第142回●ツィクズー ~チベット語大辞典~

チベット語大辞典 上下巻二冊

日本語大辞典を編纂する過程を描いた映画『舟を編む』を鑑賞しながら、僕はずっとチベットの大辞典『ツィク(単語)・ズ―(庫)・チェンモ(大きい)=大辞典』に思いを馳せていた。

大辞典編纂の起源は1928年にまで遡る。そして50年後の1978年に本格的な編集委員会が組織され1979年に初版が発刊される。そこから改訂を重ね、現在は実に5万3千語を収録する大辞典にまで発展した。人物名で検索すると簡単な伝記が紹介され、辞典の巻末には絵入りでチベット文化の紹介もされている。さらに日常用語やことわざ、仏教用語はもちろん、医学用語が意外なまでに豊富なのは本当に助かる。なんでもアムチが編纂に関わっていたという。したがって大辞典さえあれば、仏典や四部医典をかなり解読することができるのだ。

チベット文化の紹介

「もしも無人島に一冊だけ持っていくとしたら」という定番の質問をされたなら僕はチベット大辞典と答える。それくらい僕は愛着を抱いているし、大辞典に付着した僕の手垢がそれを物語ってくれている。事実、メンツィカン在学中、僕はいつも大辞典を引きながら四部医典を勉強する変わり者だった。例えるなら、日本の医学部生が広辞苑を読みながら勉強している姿を想像してほしい。もともと僕は日本語においても語源や土地の名前の由来など、一語一語が持つ意味に興味がある性格なのだ。

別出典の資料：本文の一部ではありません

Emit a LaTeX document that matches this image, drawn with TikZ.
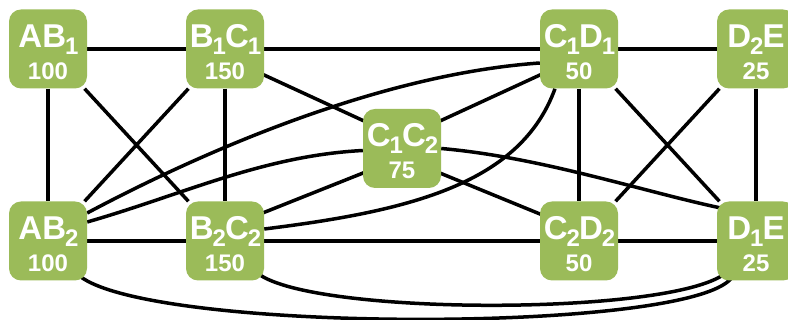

たとえば四部医典の正式名称「ドゥツィ・ニンポ・イェンラク・ゲーパ・サンワ・メンガ・ギ・ギュ」だけでこのように解説できる。
ドゥは悪霊という意味であり病を暗喩する。ツィは薬。したがってドゥツィは「病を癒す薬(中国語で甘露)」を意味し、教典の必要性を表す。ニンポは精髄で喩えを表す。イェンラクは支部。ゲーパは八。八支部は教典の内容を表す。サンワは秘訣。メンガは口伝。秘訣口伝とは教典を説く人間の条件を表す。また、秘訣とはすなわち、「汚い容器」「穴の開いた容器」、「逆さまに伏せられた容器」、これら三つに水を注いでも無意味なように、教える条件を満たさないこのような人間には医学を教えてはいけないことを示している。ギは「の」にあたる助詞。ギュは教典。したがって「甘露の精髄からなる八支部医学の秘訣の教典」となる。この題名には、教典の必要性、喩え、内容、教えの条件が込められているのである。

当時の僕の自習風景
本棚に大辞典(白いカバー)が並ぶ 2007年

こうして一語ずつ解析していけば骨身に教えが浸みこんでいく。そのおかげで、卒業し4年が経過したいまでも根本部、論説部は詳細に解説することができる。しかし、3年生の秘訣部に入り、授業のスピードがそれまでの2倍以上に上がると、もう、僕の「大辞典勉強法」では追い付けなくなってしまった。成績は急降下。丁寧な勉強法には長所も短所もあるというものだ。ちなみに日本人が広辞苑や国語辞典を普段、使うことがないように、チベット人もまた大辞典を使うことはあまりない。

そんな愛着のある分厚い大辞典を同時期に3冊も保有していたことがある。1つはダラムサラ、ひとつは実家の富山、ひとつは日本で滞在先の京都(後に小諸、今は都内)。何かチベット語の疑問が浮かんだ時、大辞典をひいてすぐさま解決しないと気が済まない性格なためである。ところが、先日、大辞典への熱い思いをチベット語研究の第一人者である星泉先生に語ったときのこと。先生は颯爽とスマートフォンを取り出し、デジタル化された大辞典を僕に見せてくれた。「ええー、なんてことだ」という驚きとともに肩の力が抜けていく。いやいや、少なくとも僕はこの大辞典の重量感と紙をめくる手の触感を大切にしたいのだ、とアナログ派の僕は自分に言い聞かせてみた。そう記しながら、いま、改めて手に取ってみた。やっぱり、しっくりくる。チベット語を85年間、編み続けた歴史の重みが伝わってくる。

自習に励む医学生

『舟を編む』の意味は「人と人との思いをつなぐ“言葉”を整理し、意味を示し、もっともふさわしい形で使えるようにするもの-辞書。その辞書という【舟】を編集する=編む」だという。海に囲まれた国、日本ならではの命名だ。ならば、天にもっとも近い国、チベットで編纂された大辞典の物語には『星を編む』がふさわしいだろうか。

映画『舟を編む』を見た夜に記す。



(注)
大辞典の正式名称は『蔵漢大辞典』で、チベット-チベット語辞典とともに、チベット-中国語辞典の2つの機能を併せ持っています。